STATED PROBLEM
All entries must be extracted exactly, with nothing added or dropped.

───── RECORDS SUPPLIED

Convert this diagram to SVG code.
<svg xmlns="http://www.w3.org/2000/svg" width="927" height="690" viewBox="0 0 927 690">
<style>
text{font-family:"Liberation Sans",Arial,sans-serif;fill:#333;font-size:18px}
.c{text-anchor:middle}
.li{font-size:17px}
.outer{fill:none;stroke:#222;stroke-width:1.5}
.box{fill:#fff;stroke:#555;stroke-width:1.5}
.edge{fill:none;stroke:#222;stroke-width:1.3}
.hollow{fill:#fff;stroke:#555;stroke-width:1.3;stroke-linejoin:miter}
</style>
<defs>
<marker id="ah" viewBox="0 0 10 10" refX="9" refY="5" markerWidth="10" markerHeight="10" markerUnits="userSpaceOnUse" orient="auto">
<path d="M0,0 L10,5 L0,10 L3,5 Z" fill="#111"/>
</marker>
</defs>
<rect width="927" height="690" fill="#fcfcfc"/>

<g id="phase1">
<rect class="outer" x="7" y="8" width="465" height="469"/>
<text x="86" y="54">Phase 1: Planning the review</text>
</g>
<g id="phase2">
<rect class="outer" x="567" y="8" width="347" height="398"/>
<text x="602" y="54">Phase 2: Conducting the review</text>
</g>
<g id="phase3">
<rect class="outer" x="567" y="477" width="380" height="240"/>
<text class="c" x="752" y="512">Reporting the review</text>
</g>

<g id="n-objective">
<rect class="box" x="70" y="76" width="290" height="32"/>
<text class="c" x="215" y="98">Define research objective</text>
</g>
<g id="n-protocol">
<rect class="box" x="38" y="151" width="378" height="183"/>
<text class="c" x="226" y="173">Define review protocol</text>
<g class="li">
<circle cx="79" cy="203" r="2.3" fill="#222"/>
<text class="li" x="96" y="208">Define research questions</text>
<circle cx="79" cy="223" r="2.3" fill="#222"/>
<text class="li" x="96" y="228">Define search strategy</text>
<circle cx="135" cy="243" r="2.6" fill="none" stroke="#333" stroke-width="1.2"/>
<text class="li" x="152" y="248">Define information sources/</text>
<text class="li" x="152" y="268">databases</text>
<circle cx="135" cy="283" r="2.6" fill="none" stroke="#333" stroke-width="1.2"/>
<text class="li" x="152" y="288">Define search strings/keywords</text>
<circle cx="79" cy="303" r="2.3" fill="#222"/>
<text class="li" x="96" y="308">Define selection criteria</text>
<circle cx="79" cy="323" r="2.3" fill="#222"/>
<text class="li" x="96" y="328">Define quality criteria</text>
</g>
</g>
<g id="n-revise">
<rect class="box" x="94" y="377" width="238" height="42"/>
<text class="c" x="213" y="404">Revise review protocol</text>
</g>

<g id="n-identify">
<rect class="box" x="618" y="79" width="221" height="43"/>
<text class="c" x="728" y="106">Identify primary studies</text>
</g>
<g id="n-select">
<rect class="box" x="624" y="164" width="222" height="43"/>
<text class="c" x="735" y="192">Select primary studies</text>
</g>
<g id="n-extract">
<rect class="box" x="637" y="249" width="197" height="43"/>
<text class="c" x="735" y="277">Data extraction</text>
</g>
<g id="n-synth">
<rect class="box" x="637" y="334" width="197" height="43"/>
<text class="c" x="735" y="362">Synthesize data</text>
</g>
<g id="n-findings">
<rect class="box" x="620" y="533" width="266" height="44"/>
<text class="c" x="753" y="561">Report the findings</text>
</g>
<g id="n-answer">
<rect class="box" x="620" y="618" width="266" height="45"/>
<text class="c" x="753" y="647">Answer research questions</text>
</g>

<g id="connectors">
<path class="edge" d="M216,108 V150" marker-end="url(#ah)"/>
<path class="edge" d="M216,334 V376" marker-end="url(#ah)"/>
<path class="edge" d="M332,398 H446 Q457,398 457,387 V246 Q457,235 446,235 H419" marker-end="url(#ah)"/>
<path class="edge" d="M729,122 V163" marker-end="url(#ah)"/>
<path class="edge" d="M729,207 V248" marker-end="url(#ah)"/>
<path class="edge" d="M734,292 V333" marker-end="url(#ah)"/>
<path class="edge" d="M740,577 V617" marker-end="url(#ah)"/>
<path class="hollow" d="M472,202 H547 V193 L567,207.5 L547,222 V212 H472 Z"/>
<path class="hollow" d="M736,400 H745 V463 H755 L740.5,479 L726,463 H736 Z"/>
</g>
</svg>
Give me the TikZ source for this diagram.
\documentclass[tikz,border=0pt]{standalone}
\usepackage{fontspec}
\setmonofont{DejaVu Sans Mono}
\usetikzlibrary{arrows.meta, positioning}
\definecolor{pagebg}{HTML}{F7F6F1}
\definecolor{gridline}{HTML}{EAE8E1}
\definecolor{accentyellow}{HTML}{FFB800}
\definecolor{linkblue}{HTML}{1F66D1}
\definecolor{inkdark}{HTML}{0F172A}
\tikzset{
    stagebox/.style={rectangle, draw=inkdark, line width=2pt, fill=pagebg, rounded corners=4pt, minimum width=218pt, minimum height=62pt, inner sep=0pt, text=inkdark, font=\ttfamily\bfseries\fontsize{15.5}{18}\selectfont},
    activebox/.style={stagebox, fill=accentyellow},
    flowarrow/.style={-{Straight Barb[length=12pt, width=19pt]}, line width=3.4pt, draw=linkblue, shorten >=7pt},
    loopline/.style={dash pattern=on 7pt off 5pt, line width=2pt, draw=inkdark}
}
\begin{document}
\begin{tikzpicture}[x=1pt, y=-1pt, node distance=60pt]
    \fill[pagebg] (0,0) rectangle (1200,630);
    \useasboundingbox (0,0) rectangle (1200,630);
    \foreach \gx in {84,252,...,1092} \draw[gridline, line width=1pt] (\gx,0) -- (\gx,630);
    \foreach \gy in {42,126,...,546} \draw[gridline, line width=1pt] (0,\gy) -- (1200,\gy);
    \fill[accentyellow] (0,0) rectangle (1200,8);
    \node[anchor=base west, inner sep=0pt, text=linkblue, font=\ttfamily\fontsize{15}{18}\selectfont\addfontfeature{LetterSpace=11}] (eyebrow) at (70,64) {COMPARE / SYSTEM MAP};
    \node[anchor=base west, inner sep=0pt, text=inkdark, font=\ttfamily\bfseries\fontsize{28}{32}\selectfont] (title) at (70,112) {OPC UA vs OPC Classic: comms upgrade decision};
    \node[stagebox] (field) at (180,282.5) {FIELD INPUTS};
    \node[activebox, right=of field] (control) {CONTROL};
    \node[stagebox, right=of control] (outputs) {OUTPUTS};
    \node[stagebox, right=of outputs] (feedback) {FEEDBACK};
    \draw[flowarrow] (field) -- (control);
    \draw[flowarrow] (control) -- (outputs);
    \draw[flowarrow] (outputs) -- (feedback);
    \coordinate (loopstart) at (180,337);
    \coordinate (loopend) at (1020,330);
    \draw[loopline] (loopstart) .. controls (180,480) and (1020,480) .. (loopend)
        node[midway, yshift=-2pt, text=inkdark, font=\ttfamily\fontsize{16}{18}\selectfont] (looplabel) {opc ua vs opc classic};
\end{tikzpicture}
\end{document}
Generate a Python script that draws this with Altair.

──────────

THE SOLUTION
Convert this diagram to SVG code.
<svg xmlns="http://www.w3.org/2000/svg" width="927" height="690" viewBox="0 0 927 690">
<style>
text{font-family:"Liberation Sans",Arial,sans-serif;fill:#333;font-size:18px}
.c{text-anchor:middle}
.li{font-size:17px}
.outer{fill:none;stroke:#222;stroke-width:1.5}
.box{fill:#fff;stroke:#555;stroke-width:1.5}
.edge{fill:none;stroke:#222;stroke-width:1.3}
.hollow{fill:#fff;stroke:#555;stroke-width:1.3;stroke-linejoin:miter}
</style>
<defs>
<marker id="ah" viewBox="0 0 10 10" refX="9" refY="5" markerWidth="10" markerHeight="10" markerUnits="userSpaceOnUse" orient="auto">
<path d="M0,0 L10,5 L0,10 L3,5 Z" fill="#111"/>
</marker>
</defs>
<rect width="927" height="690" fill="#fcfcfc"/>

<g id="phase1">
<rect class="outer" x="7" y="8" width="465" height="469"/>
<text x="86" y="54">Phase 1: Planning the review</text>
</g>
<g id="phase2">
<rect class="outer" x="567" y="8" width="347" height="398"/>
<text x="602" y="54">Phase 2: Conducting the review</text>
</g>
<g id="phase3">
<rect class="outer" x="567" y="477" width="380" height="240"/>
<text class="c" x="752" y="512">Reporting the review</text>
</g>

<g id="n-objective">
<rect class="box" x="70" y="76" width="290" height="32"/>
<text class="c" x="215" y="98">Define research objective</text>
</g>
<g id="n-protocol">
<rect class="box" x="38" y="151" width="378" height="183"/>
<text class="c" x="226" y="173">Define review protocol</text>
<g class="li">
<circle cx="79" cy="203" r="2.3" fill="#222"/>
<text class="li" x="96" y="208">Define research questions</text>
<circle cx="79" cy="223" r="2.3" fill="#222"/>
<text class="li" x="96" y="228">Define search strategy</text>
<circle cx="135" cy="243" r="2.6" fill="none" stroke="#333" stroke-width="1.2"/>
<text class="li" x="152" y="248">Define information sources/</text>
<text class="li" x="152" y="268">databases</text>
<circle cx="135" cy="283" r="2.6" fill="none" stroke="#333" stroke-width="1.2"/>
<text class="li" x="152" y="288">Define search strings/keywords</text>
<circle cx="79" cy="303" r="2.3" fill="#222"/>
<text class="li" x="96" y="308">Define selection criteria</text>
<circle cx="79" cy="323" r="2.3" fill="#222"/>
<text class="li" x="96" y="328">Define quality criteria</text>
</g>
</g>
<g id="n-revise">
<rect class="box" x="94" y="377" width="238" height="42"/>
<text class="c" x="213" y="404">Revise review protocol</text>
</g>

<g id="n-identify">
<rect class="box" x="618" y="79" width="221" height="43"/>
<text class="c" x="728" y="106">Identify primary studies</text>
</g>
<g id="n-select">
<rect class="box" x="624" y="164" width="222" height="43"/>
<text class="c" x="735" y="192">Select primary studies</text>
</g>
<g id="n-extract">
<rect class="box" x="637" y="249" width="197" height="43"/>
<text class="c" x="735" y="277">Data extraction</text>
</g>
<g id="n-synth">
<rect class="box" x="637" y="334" width="197" height="43"/>
<text class="c" x="735" y="362">Synthesize data</text>
</g>
<g id="n-findings">
<rect class="box" x="620" y="533" width="266" height="44"/>
<text class="c" x="753" y="561">Report the findings</text>
</g>
<g id="n-answer">
<rect class="box" x="620" y="618" width="266" height="45"/>
<text class="c" x="753" y="647">Answer research questions</text>
</g>

<g id="connectors">
<path class="edge" d="M216,108 V150" marker-end="url(#ah)"/>
<path class="edge" d="M216,334 V376" marker-end="url(#ah)"/>
<path class="edge" d="M332,398 H446 Q457,398 457,387 V246 Q457,235 446,235 H419" marker-end="url(#ah)"/>
<path class="edge" d="M729,122 V163" marker-end="url(#ah)"/>
<path class="edge" d="M729,207 V248" marker-end="url(#ah)"/>
<path class="edge" d="M734,292 V333" marker-end="url(#ah)"/>
<path class="edge" d="M740,577 V617" marker-end="url(#ah)"/>
<path class="hollow" d="M472,202 H547 V193 L567,207.5 L547,222 V212 H472 Z"/>
<path class="hollow" d="M736,400 H745 V463 H755 L740.5,479 L726,463 H736 Z"/>
</g>
</svg>
Give me the TikZ source for this diagram.
\documentclass[tikz,border=0pt]{standalone}
\usepackage{fontspec}
\setmonofont{DejaVu Sans Mono}
\usetikzlibrary{arrows.meta, positioning}
\definecolor{pagebg}{HTML}{F7F6F1}
\definecolor{gridline}{HTML}{EAE8E1}
\definecolor{accentyellow}{HTML}{FFB800}
\definecolor{linkblue}{HTML}{1F66D1}
\definecolor{inkdark}{HTML}{0F172A}
\tikzset{
    stagebox/.style={rectangle, draw=inkdark, line width=2pt, fill=pagebg, rounded corners=4pt, minimum width=218pt, minimum height=62pt, inner sep=0pt, text=inkdark, font=\ttfamily\bfseries\fontsize{15.5}{18}\selectfont},
    activebox/.style={stagebox, fill=accentyellow},
    flowarrow/.style={-{Straight Barb[length=12pt, width=19pt]}, line width=3.4pt, draw=linkblue, shorten >=7pt},
    loopline/.style={dash pattern=on 7pt off 5pt, line width=2pt, draw=inkdark}
}
\begin{document}
\begin{tikzpicture}[x=1pt, y=-1pt, node distance=60pt]
    \fill[pagebg] (0,0) rectangle (1200,630);
    \useasboundingbox (0,0) rectangle (1200,630);
    \foreach \gx in {84,252,...,1092} \draw[gridline, line width=1pt] (\gx,0) -- (\gx,630);
    \foreach \gy in {42,126,...,546} \draw[gridline, line width=1pt] (0,\gy) -- (1200,\gy);
    \fill[accentyellow] (0,0) rectangle (1200,8);
    \node[anchor=base west, inner sep=0pt, text=linkblue, font=\ttfamily\fontsize{15}{18}\selectfont\addfontfeature{LetterSpace=11}] (eyebrow) at (70,64) {COMPARE / SYSTEM MAP};
    \node[anchor=base west, inner sep=0pt, text=inkdark, font=\ttfamily\bfseries\fontsize{28}{32}\selectfont] (title) at (70,112) {OPC UA vs OPC Classic: comms upgrade decision};
    \node[stagebox] (field) at (180,282.5) {FIELD INPUTS};
    \node[activebox, right=of field] (control) {CONTROL};
    \node[stagebox, right=of control] (outputs) {OUTPUTS};
    \node[stagebox, right=of outputs] (feedback) {FEEDBACK};
    \draw[flowarrow] (field) -- (control);
    \draw[flowarrow] (control) -- (outputs);
    \draw[flowarrow] (outputs) -- (feedback);
    \coordinate (loopstart) at (180,337);
    \coordinate (loopend) at (1020,330);
    \draw[loopline] (loopstart) .. controls (180,480) and (1020,480) .. (loopend)
        node[midway, yshift=-2pt, text=inkdark, font=\ttfamily\fontsize{16}{18}\selectfont] (looplabel) {opc ua vs opc classic};
\end{tikzpicture}
\end{document}
Generate a Python script that draws this with Altair.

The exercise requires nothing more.